DESCRIPTION OF THE TASK: Write out the data below in full, unchanged, minus the images.

DATA BLOCK:
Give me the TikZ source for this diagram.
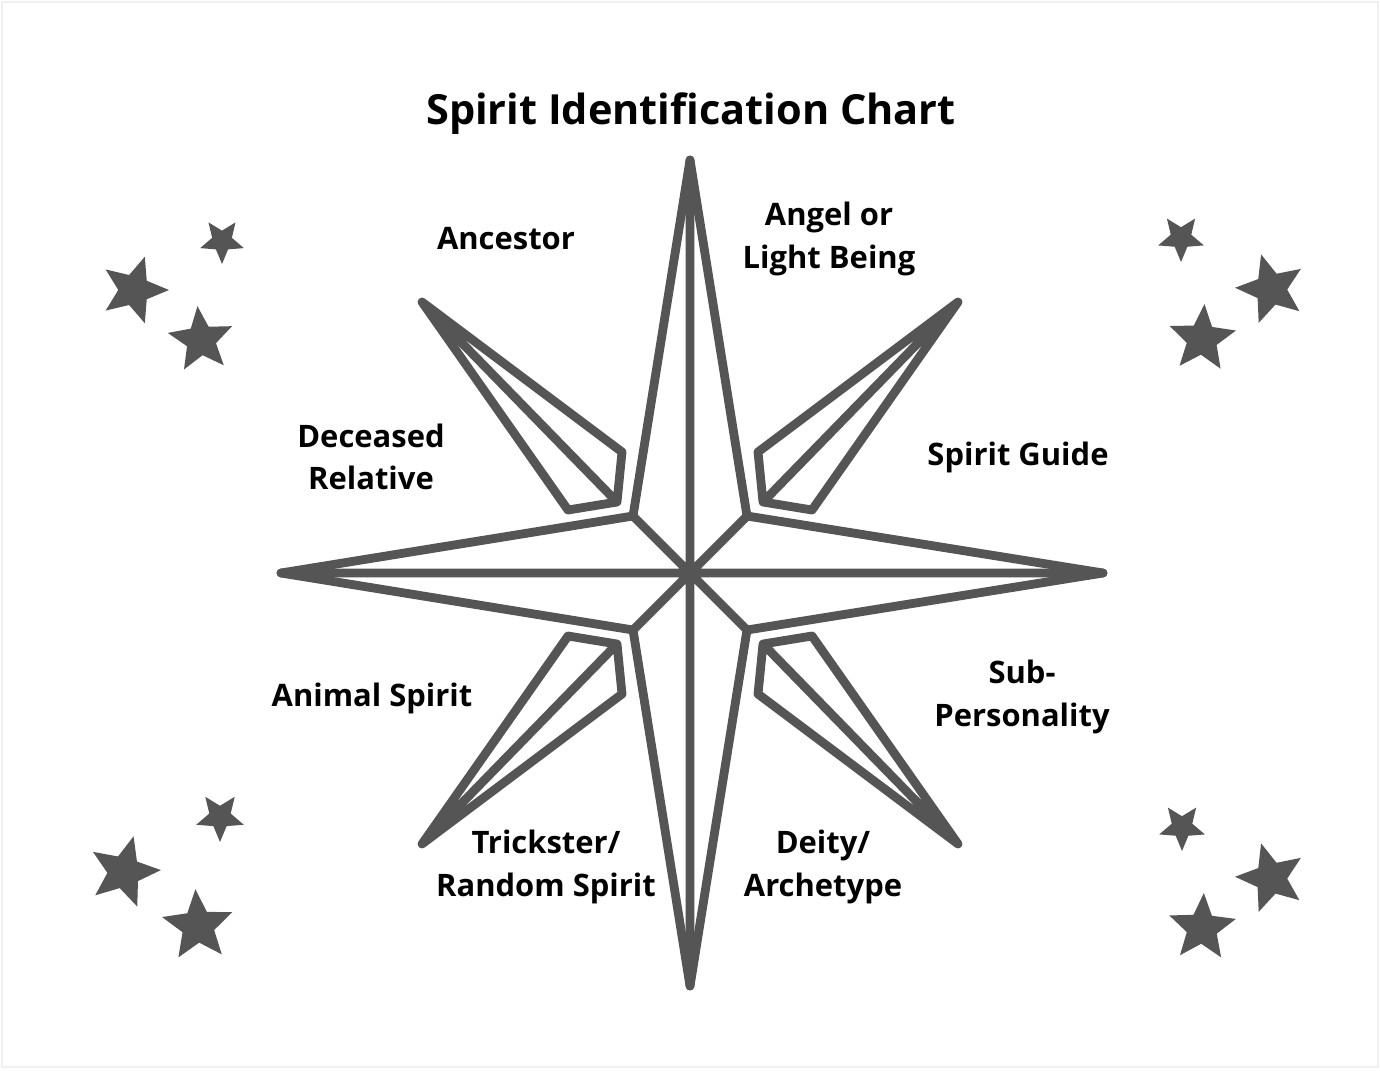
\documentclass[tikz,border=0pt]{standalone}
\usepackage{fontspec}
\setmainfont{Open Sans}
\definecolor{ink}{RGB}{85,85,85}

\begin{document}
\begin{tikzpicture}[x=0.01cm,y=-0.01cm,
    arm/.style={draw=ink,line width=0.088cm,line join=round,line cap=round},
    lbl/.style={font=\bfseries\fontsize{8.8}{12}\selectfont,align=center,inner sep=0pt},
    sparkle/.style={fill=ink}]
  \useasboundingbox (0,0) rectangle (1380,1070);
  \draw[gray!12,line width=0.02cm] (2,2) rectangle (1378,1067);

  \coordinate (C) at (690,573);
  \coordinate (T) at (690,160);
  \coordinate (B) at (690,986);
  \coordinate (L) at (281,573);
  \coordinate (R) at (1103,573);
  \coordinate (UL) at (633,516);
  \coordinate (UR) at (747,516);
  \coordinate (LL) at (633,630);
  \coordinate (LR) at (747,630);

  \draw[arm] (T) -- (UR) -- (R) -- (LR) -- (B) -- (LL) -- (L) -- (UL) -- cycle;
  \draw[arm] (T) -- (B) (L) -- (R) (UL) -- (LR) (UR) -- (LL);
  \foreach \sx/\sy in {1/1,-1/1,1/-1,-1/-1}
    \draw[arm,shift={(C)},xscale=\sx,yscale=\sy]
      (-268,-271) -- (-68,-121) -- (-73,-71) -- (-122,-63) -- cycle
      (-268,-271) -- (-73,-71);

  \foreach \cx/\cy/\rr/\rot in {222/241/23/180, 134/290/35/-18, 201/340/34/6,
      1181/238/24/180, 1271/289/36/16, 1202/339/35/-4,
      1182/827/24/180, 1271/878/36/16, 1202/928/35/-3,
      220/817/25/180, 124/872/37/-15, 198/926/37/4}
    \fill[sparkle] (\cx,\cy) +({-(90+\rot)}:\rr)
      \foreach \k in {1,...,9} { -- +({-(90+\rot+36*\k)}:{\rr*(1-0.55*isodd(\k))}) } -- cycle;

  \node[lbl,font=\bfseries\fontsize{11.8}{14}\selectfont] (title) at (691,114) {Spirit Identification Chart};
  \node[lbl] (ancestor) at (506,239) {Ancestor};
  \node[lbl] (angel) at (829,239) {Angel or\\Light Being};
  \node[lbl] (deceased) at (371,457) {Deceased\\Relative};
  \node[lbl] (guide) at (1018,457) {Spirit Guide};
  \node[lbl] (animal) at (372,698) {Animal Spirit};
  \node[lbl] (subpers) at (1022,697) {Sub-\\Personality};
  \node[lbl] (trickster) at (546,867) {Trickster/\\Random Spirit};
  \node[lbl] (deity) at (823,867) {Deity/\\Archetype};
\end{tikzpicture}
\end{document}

RESPONSE:
Give me the TikZ source for this diagram.
\documentclass[tikz,border=0pt]{standalone}
\usepackage{fontspec}
\setmainfont{Open Sans}
\definecolor{ink}{RGB}{85,85,85}

\begin{document}
\begin{tikzpicture}[x=0.01cm,y=-0.01cm,
    arm/.style={draw=ink,line width=0.088cm,line join=round,line cap=round},
    lbl/.style={font=\bfseries\fontsize{8.8}{12}\selectfont,align=center,inner sep=0pt},
    sparkle/.style={fill=ink}]
  \useasboundingbox (0,0) rectangle (1380,1070);
  \draw[gray!12,line width=0.02cm] (2,2) rectangle (1378,1067);

  \coordinate (C) at (690,573);
  \coordinate (T) at (690,160);
  \coordinate (B) at (690,986);
  \coordinate (L) at (281,573);
  \coordinate (R) at (1103,573);
  \coordinate (UL) at (633,516);
  \coordinate (UR) at (747,516);
  \coordinate (LL) at (633,630);
  \coordinate (LR) at (747,630);

  \draw[arm] (T) -- (UR) -- (R) -- (LR) -- (B) -- (LL) -- (L) -- (UL) -- cycle;
  \draw[arm] (T) -- (B) (L) -- (R) (UL) -- (LR) (UR) -- (LL);
  \foreach \sx/\sy in {1/1,-1/1,1/-1,-1/-1}
    \draw[arm,shift={(C)},xscale=\sx,yscale=\sy]
      (-268,-271) -- (-68,-121) -- (-73,-71) -- (-122,-63) -- cycle
      (-268,-271) -- (-73,-71);

  \foreach \cx/\cy/\rr/\rot in {222/241/23/180, 134/290/35/-18, 201/340/34/6,
      1181/238/24/180, 1271/289/36/16, 1202/339/35/-4,
      1182/827/24/180, 1271/878/36/16, 1202/928/35/-3,
      220/817/25/180, 124/872/37/-15, 198/926/37/4}
    \fill[sparkle] (\cx,\cy) +({-(90+\rot)}:\rr)
      \foreach \k in {1,...,9} { -- +({-(90+\rot+36*\k)}:{\rr*(1-0.55*isodd(\k))}) } -- cycle;

  \node[lbl,font=\bfseries\fontsize{11.8}{14}\selectfont] (title) at (691,114) {Spirit Identification Chart};
  \node[lbl] (ancestor) at (506,239) {Ancestor};
  \node[lbl] (angel) at (829,239) {Angel or\\Light Being};
  \node[lbl] (deceased) at (371,457) {Deceased\\Relative};
  \node[lbl] (guide) at (1018,457) {Spirit Guide};
  \node[lbl] (animal) at (372,698) {Animal Spirit};
  \node[lbl] (subpers) at (1022,697) {Sub-\\Personality};
  \node[lbl] (trickster) at (546,867) {Trickster/\\Random Spirit};
  \node[lbl] (deity) at (823,867) {Deity/\\Archetype};
\end{tikzpicture}
\end{document}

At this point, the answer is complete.